Much criticism has fallen upon the 4-3-3 formation chosen by Porter, who used both Jared Jeffrey and Amobi Okugo in the holding midfield spot and started Joe Corona and Freddy Adu in all three games as attackers. That Canada overran the Americans in the second group game was not a flaw of formation, though this one does demand a lot of those three players in the middle. Whether caused by fatigue or overconfidence, a shocking inability to hold the ball set up the fresher, hungrier Canadians to dictate play. The goals conceded came on set pieces, which perhaps confirms the impression of tired, unfocused players, who tend to react too late.

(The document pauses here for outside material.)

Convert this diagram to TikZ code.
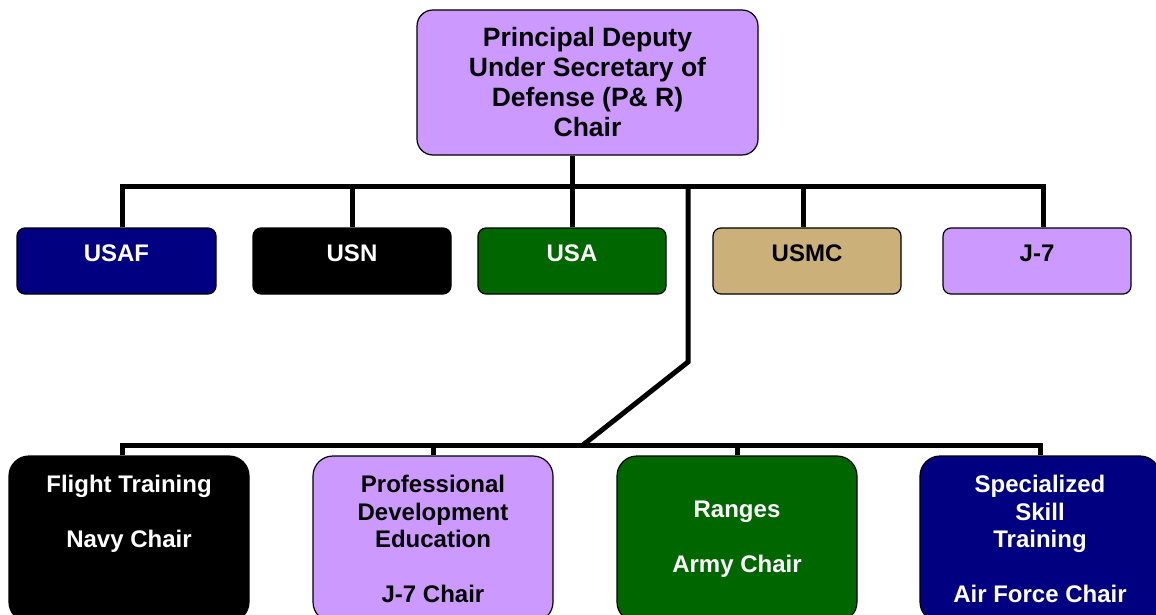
\documentclass[tikz,border=0pt]{standalone}
\usepackage{fontspec}
\setmainfont{Liberation Sans}
\usetikzlibrary{positioning}

\definecolor{chairpurple}{RGB}{204,153,255}
\definecolor{navyblue}{RGB}{0,0,128}
\definecolor{armygreen}{RGB}{0,102,0}
\definecolor{marinetan}{RGB}{204,176,122}

\begin{document}
\begin{tikzpicture}[x=1pt, y=-1pt,
  every node/.style={align=center},
  chief/.style={draw=black, line width=1.2pt, rounded corners=16pt, fill=chairpurple,
    minimum width=341pt, minimum height=145pt, font=\fontsize{26.5}{30}\selectfont\bfseries},
  service/.style={draw=black, line width=1.2pt, rounded corners=8pt, fill=#1,
    minimum width=188pt, minimum height=66pt, text height=16pt, text depth=16pt,
    font=\fontsize{24}{28}\selectfont\bfseries},
  panel/.style={draw=black, line width=1.2pt, rounded corners=20pt, fill=#1,
    minimum width=240pt, minimum height=166pt, font=\fontsize{24}{27.5}\selectfont\bfseries},
  link/.style={line width=5pt}]

\clip (0,0) rectangle (1156,615);

% Chair at the top
\node[chief] (pdusd) at (587.5,82.5) {Principal Deputy\\Under Secretary of\\Defense (P\& R)\\Chair};

% Services row
\node[service=navyblue, text=white, minimum width=199pt] (usaf) at (116.5,261) {USAF};
\node[service=black, text=white, minimum width=198pt] (usn) at (352,261) {USN};
\node[service=armygreen, text=white] (usa) at (572,261) {USA};
\node[service=marinetan] (usmc) at (807,261) {USMC};
\node[service=chairpurple] (jseven) at (1037,261) {J-7};

% Working groups row
\node[panel=black, text=white] (flight) at (129,539) {Flight Training\\~\\Navy Chair\\~\\~};
\node[panel=chairpurple] (pde) at (433,539) {Professional\\Development\\Education\\~\\J-7 Chair};
\node[panel=armygreen, text=white] (ranges) at (737,539) {Ranges\\~\\Army Chair};
\node[panel=navyblue, text=white] (sst) at (1040,539) {Specialized\\Skill\\Training\\~\\Air Force Chair};

% bus lines
\coordinate (hub) at (572,186);
\coordinate (split) at (688,186);
\coordinate (bend) at (688,362);
\coordinate (join) at (583,445);

\draw[link] (pdusd.south -| hub) -- (hub);
\draw[link] ([xshift=5.5pt]usaf.north) |- ([xshift=6pt]jseven.north |- hub) -- ([xshift=6pt]jseven.north);
\draw[link] (usn.north) -- (usn.north |- hub);
\draw[link] (usa.north) -- (usa.north |- hub);
\draw[link] ([xshift=-4pt]usmc.north) -- ([xshift=-4pt]usmc.north |- hub);

\draw[link] (split) -- (bend) -- (join);
\draw[link] ([xshift=-7pt]flight.north) |- (sst.north |- join) -- (sst.north);
\foreach \n in {pde,ranges}
  \draw[link] (\n.north) -- (\n.north |- join);

\end{tikzpicture}
\end{document}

A courageous rally in the group finale against El Salvador wiped out a 2-1 deficit – the goals conceded by a gimpy Hamid -- yet with a 3-2 lead, again the Americans proved to be much better offensively than defensively. This is an admirable trend, and hopefully brighter attacking play will be a staple for U.S. teams going forward, yet locking up a game in the late stages is essential.
Adu, who played brilliantly and set up two goals, couldn’t handle the grunt work of killing time by holding the ball, and a few of his teammates faltered, too. Michael Bradley, who played in the Beijing Games a week after his 21st birthday, would have brought the steel and bite to win balls along with the vision to distribute them. So, too, could another 2008 veteran, Maurice Edu. They have their faults but in tough situations they man up.

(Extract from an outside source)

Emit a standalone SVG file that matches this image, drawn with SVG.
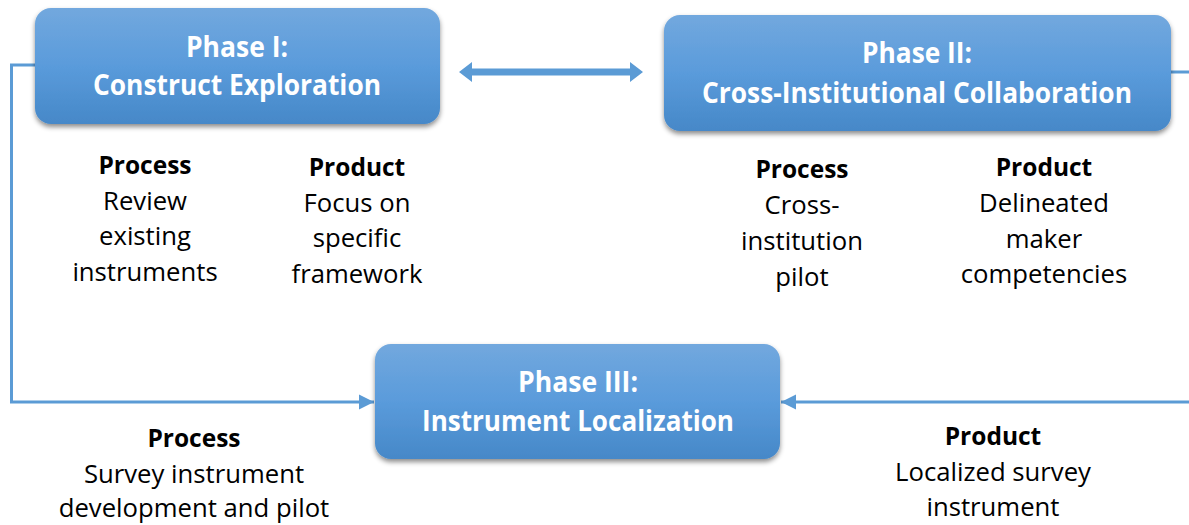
<svg xmlns="http://www.w3.org/2000/svg" width="1189" height="525" viewBox="0 0 1189 525">
<defs>
<linearGradient id="boxGrad" x1="0" y1="0" x2="0" y2="1">
<stop offset="0" stop-color="#72a8de"/>
<stop offset="0.5" stop-color="#5a9bdb"/>
<stop offset="1" stop-color="#4688c8"/>
</linearGradient>
<filter id="shadow" x="-10%" y="-20%" width="120%" height="150%">
<feDropShadow dx="0" dy="3" stdDeviation="2.5" flood-color="#000" flood-opacity="0.45"/>
</filter>
<marker id="arrow" markerUnits="userSpaceOnUse" markerWidth="16" markerHeight="16" refX="15" refY="8" orient="auto">
<path d="M0,0.5 L15,8 L0,15.5 Z" fill="#5b9bd5"/>
</marker>
</defs>
<style>
.box{fill:url(#boxGrad);filter:url(#shadow);}
.title{font-family:"Open Sans","Liberation Sans",sans-serif;font-weight:bold;font-size:28.5px;fill:#ffffff;text-anchor:middle;}
.head{font-family:"Open Sans","Liberation Sans",sans-serif;font-weight:bold;font-size:24.5px;fill:#000000;text-anchor:middle;}
.body{font-family:"Open Sans","Liberation Sans",sans-serif;font-size:25.7px;fill:#000000;text-anchor:middle;}
.conn{fill:none;stroke:#5b9bd5;stroke-width:3;}
</style>
<g id="connectors">
<path class="conn" d="M36,65 H11.5 V402 H374" marker-end="url(#arrow)"/>
<path class="conn" d="M1170,72 H1195 V402 H781" marker-end="url(#arrow)"/>
<polygon fill="#5b9bd5" points="459,72 472,62 472,68.5 630,68.5 630,62 643,72 630,82 630,75.5 472,75.5 472,82"/>
</g>
<g id="phase1">
<rect class="box" x="35" y="8" width="405" height="116" rx="16" ry="16"/>
<text class="title" x="237" y="57" textLength="102" lengthAdjust="spacingAndGlyphs">Phase I:</text>
<text class="title" x="237" y="95" textLength="288" lengthAdjust="spacingAndGlyphs">Construct Exploration</text>
</g>
<g id="phase2">
<rect class="box" x="664" y="15" width="507" height="116" rx="16" ry="16"/>
<text class="title" x="917" y="63" textLength="110" lengthAdjust="spacingAndGlyphs">Phase II:</text>
<text class="title" x="917" y="103" textLength="430" lengthAdjust="spacingAndGlyphs">Cross-Institutional Collaboration</text>
</g>
<g id="phase3">
<rect class="box" x="375" y="344" width="405" height="115" rx="16" ry="16"/>
<text class="title" x="578" y="392" textLength="120" lengthAdjust="spacingAndGlyphs">Phase III:</text>
<text class="title" x="578" y="431" textLength="312" lengthAdjust="spacingAndGlyphs">Instrument Localization</text>
</g>
<g id="phase1-process">
<text class="head" x="145" y="174">Process</text>
<text class="body" x="145" y="209.5">Review</text>
<text class="body" x="145" y="245">existing</text>
<text class="body" x="145" y="280.5">instruments</text>
</g>
<g id="phase1-product">
<text class="head" x="357" y="176">Product</text>
<text class="body" x="357" y="211.5">Focus on</text>
<text class="body" x="357" y="247">specific</text>
<text class="body" x="357" y="282.5">framework</text>
</g>
<g id="phase2-process">
<text class="head" x="802" y="178">Process</text>
<text class="body" x="802" y="214">Cross-</text>
<text class="body" x="802" y="250">institution</text>
<text class="body" x="802" y="286">pilot</text>
</g>
<g id="phase2-product">
<text class="head" x="1044" y="176">Product</text>
<text class="body" x="1044" y="212">Delineated</text>
<text class="body" x="1044" y="247.5">maker</text>
<text class="body" x="1044" y="283">competencies</text>
</g>
<g id="phase3-process">
<text class="head" x="194" y="447">Process</text>
<text class="body" x="194" y="482.5">Survey instrument</text>
<text class="body" x="194" y="517">development and pilot</text>
</g>
<g id="phase3-product">
<text class="head" x="993" y="445">Product</text>
<text class="body" x="993" y="481">Localized survey</text>
<text class="body" x="993" y="516">instrument</text>
</g>
</svg>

Had the team qualified for London, players like Jozy Altidore, Tim Chandler, Danny Williams and Alfredo Morales would have been age-eligible. (Editor's note: FIFA announced Friday that clubs are now obligated to release their under-23 players for the Olympic Games tournament.)
So the under-23 player pool is richer and deeper than what events in Nashville may indicate. Yet compared to the 2008 pool, which in the age group also included Sacha Kljestan, Stuart Holden, Marvell Wynne, Robbie Rogers, Benny Feilhaber, Eddie Gaven and Charlie Davies, it does seem to have slipped.